News and media producers are forced to supply content that is deemed appropriate by the large corporations, who are motivated purely by profit. Smaller suppliers of news and content are driven out of business because of the control over the global networks that the large corporations wield.
Porous Gardens
In a slightly more optimistic vision, the internet is still a globally connected network, theoretically with the same potential for the dissemination of news and content that we are familiar with today. However, large companies have become more inextricably interlinked with the way in which we consume online content and services, and as such have gained more and more power.
As internet users have aligned themselves with particular devices, and suppliers of apps, these company-specific devices and applications have become both the totality of our experience of the internet, and too important to fail. Technologies are closed and exclusive, and developers and content producers will all become more and more aligned to one platform in particular, causing greater rifts of incompatibility, less economic competition, and greater barriers to entry.
Common Pool
This is the most optimistic scenario, a positive vision of a ‘collaborative, competitive and evolving’ internet. The internet has become a platform in which large companies strategise and innovate, but also in which individuals and small businesses are on the same playing field, able to challenge the status quo, and offer competitive services in their own right.
The philosophy of ‘open-source’ is embraced whole-heartedly, with more and more technology becoming open, and more and more services integrating user-generated content. Freedom and competition drive innovation which means that individual businesses are less secure.
However, as more and more opportunity for entry opens up globally, solutions to existing problems and exciting new services abound as multiple players “work together” to drive the internet forwards.
The first two scenarios are likely a little extreme – the power of global technology companies, and the economic benefit to everyone of a globally connected internet seems too great for such fractionalisation to occur. Not only that, but diplomatic relations between the majority of the world’s countries do not seem to be so strained that the inevitable result in the next ten years is the division of the internet into separated, distinct networks.
The third vision is perhaps the one to think most carefully about. It’s clearly a comment on the trend in technology/platforms hinted at by Apple’s mobile devices and iTunes/App store. The “Porous Garden” scenario is certainly a growing element in today’s internet. There are already large corporations controlling more and more of our daily interactions with online services and content, and this trend is certainly on an upwards incline.
The utopian “Common Pool” scenario feels overly optimistic – we can see from the history of other industries that large incumbent corporations often do wield more power than might be ideal, and often manage to survive longer than they should with their sluggish pace of innovation, and uncompetitive service offerings.
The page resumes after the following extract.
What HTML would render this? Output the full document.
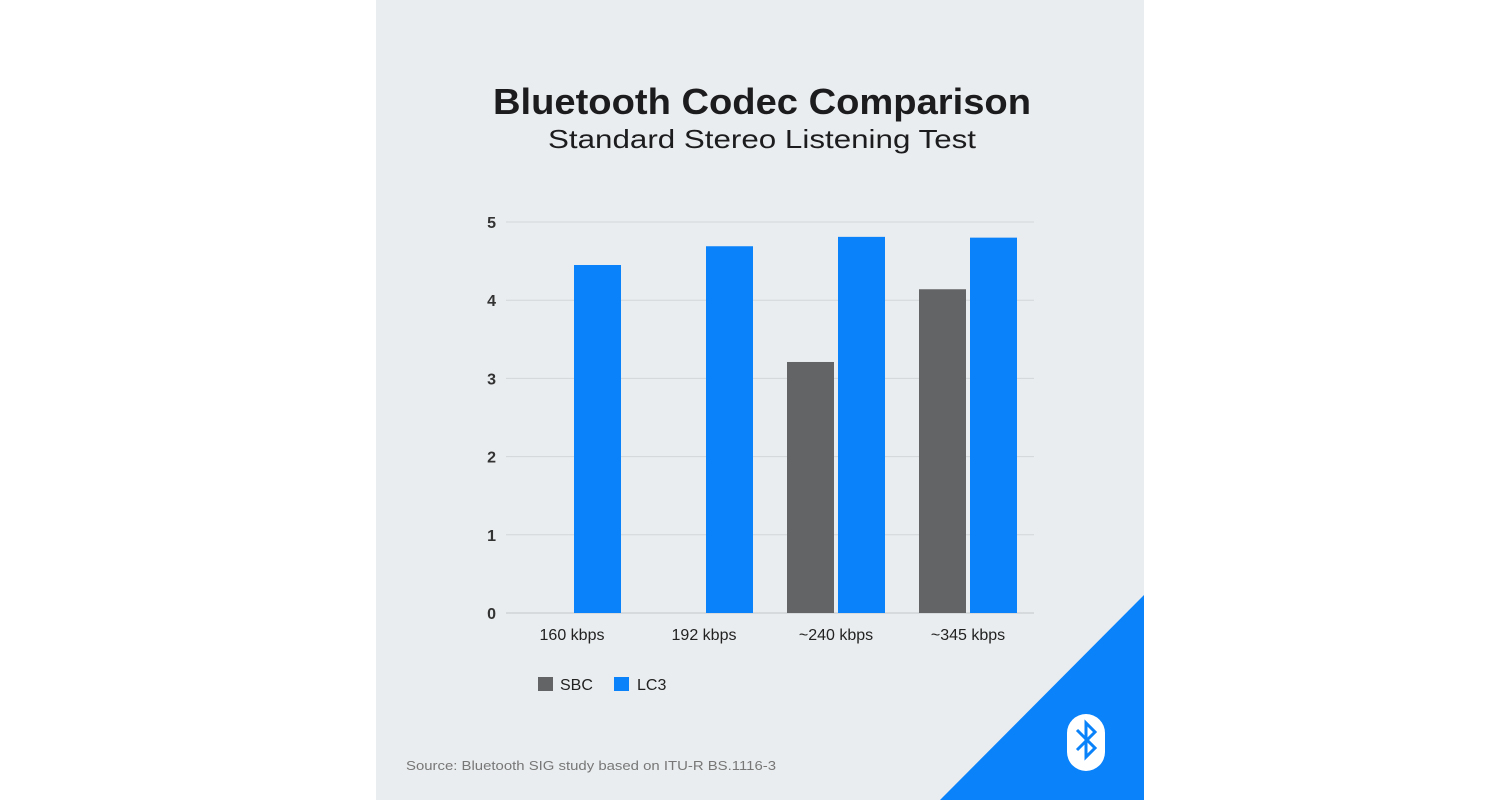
<!DOCTYPE html>
<html><head><meta charset="utf-8"><style>
html,body{margin:0;padding:0;background:#fff;width:1500px;height:800px;overflow:hidden}
svg{display:block;font-family:"Liberation Sans",sans-serif}
</style></head><body>
<svg width="1500" height="800" viewBox="0 0 1500 800">
<rect x="376" y="0" width="768" height="800" fill="#eaedef"/>
<polygon points="940,800 1144,595 1144,800" fill="#0a82fa"/>
<g>
<rect x="1067" y="714" width="38" height="57" rx="19" fill="#fff"/>
<path d="M1077,730 L1095,748 L1086,757 L1086,723 L1095,732 L1077,750" fill="none" stroke="#0a82fa" stroke-width="3"/>
</g>
<text x="762" y="114" text-anchor="middle" font-size="36" font-weight="bold" fill="#1c1c1e" textLength="538" lengthAdjust="spacingAndGlyphs">Bluetooth Codec Comparison</text>
<text x="762" y="148" text-anchor="middle" font-size="26" fill="#1c1c1e" textLength="428" lengthAdjust="spacingAndGlyphs">Standard Stereo Listening Test</text>
<g id="grid"></g>
<g id="bars"></g>
<g id="xlabels"></g>
<g>
<rect x="538" y="677" width="15" height="14" fill="#636466"/>
<text x="560" y="690" font-size="16" fill="#222">SBC</text>
<rect x="614" y="677" width="15" height="14" fill="#0a82fa"/>
<text x="637" y="690" font-size="16" fill="#222">LC3</text>
</g>
<text x="406" y="770" font-size="13" fill="#777" textLength="370" lengthAdjust="spacingAndGlyphs">Source: Bluetooth SIG study based on ITU-R BS.1116-3</text>
</svg>
<script>
const categories = ["160 kbps", "192 kbps", "~240 kbps", "~345 kbps"];
const sbcValues = [null, null, 3.21, 4.14];
const lc3Values = [4.45, 4.69, 4.81, 4.80];
const yTicks = [0, 1, 2, 3, 4, 5];

const NS = "http://www.w3.org/2000/svg";
const y0 = 613, yTop = 222, yMax = 5;
const yScale = v => y0 - (v / yMax) * (y0 - yTop);
const bandStart = 506, bandW = 132;
const xCenter = i => bandStart + bandW * (i + 0.5);
const barW = 47;
function mk(tag, attrs, parent) {
  const el = document.createElementNS(NS, tag);
  for (const k in attrs) el.setAttribute(k, attrs[k]);
  parent.appendChild(el);
  return el;
}
const grid = document.getElementById("grid");
yTicks.forEach(t => {
  const y = yScale(t);
  const l = mk("line", {x1: 506, x2: 1034, y1: y, y2: y, stroke: t === 0 ? "#c4c7ca" : "#d3d6d9", "stroke-width": 1}, grid);
  
  
  const tx = mk("text", {x: 496, y: y + 6, "text-anchor": "end", "font-size": 16, "font-weight": "bold", fill: "#333"}, grid);
  tx.textContent = t;
  
  
});
const bars = document.getElementById("bars");
const xl = document.getElementById("xlabels");
categories.forEach((c, i) => {
  const cx = xCenter(i);
  if (sbcValues[i] != null) {
    const r = mk("rect", {x: cx - 49, y: yScale(sbcValues[i]), width: barW, height: y0 - yScale(sbcValues[i]), fill: "#636466"}, bars);
    
    
  }
  if (lc3Values[i] != null) {
    const r = mk("rect", {x: cx + 2, y: yScale(lc3Values[i]), width: barW, height: y0 - yScale(lc3Values[i]), fill: "#0a82fa"}, bars);
    
    
  }
  const t = mk("text", {x: cx, y: 640, "text-anchor": "middle", "font-size": 16, fill: "#222"}, xl);
  t.textContent = c;
  
  
});
</script>
</body></html>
However, the internet is a different animal, and it has clearly shown itself to be a battlefield in which the Davids of the world can sneak up on sleeping Goliaths, and pull the rug out from under them. It definitely is a realm of business with relatively low barriers to entry and very rapid innovation. This kind of environment gives more favour to smaller businesses, and puts pressure on larger corporate entities to stay competitive and agile.
My bet is that in 10 years time, the internet will look something like a blend between the “Porous Gardens” scenario and the “Common Pool” scenario.
Which way do you think we’re heading?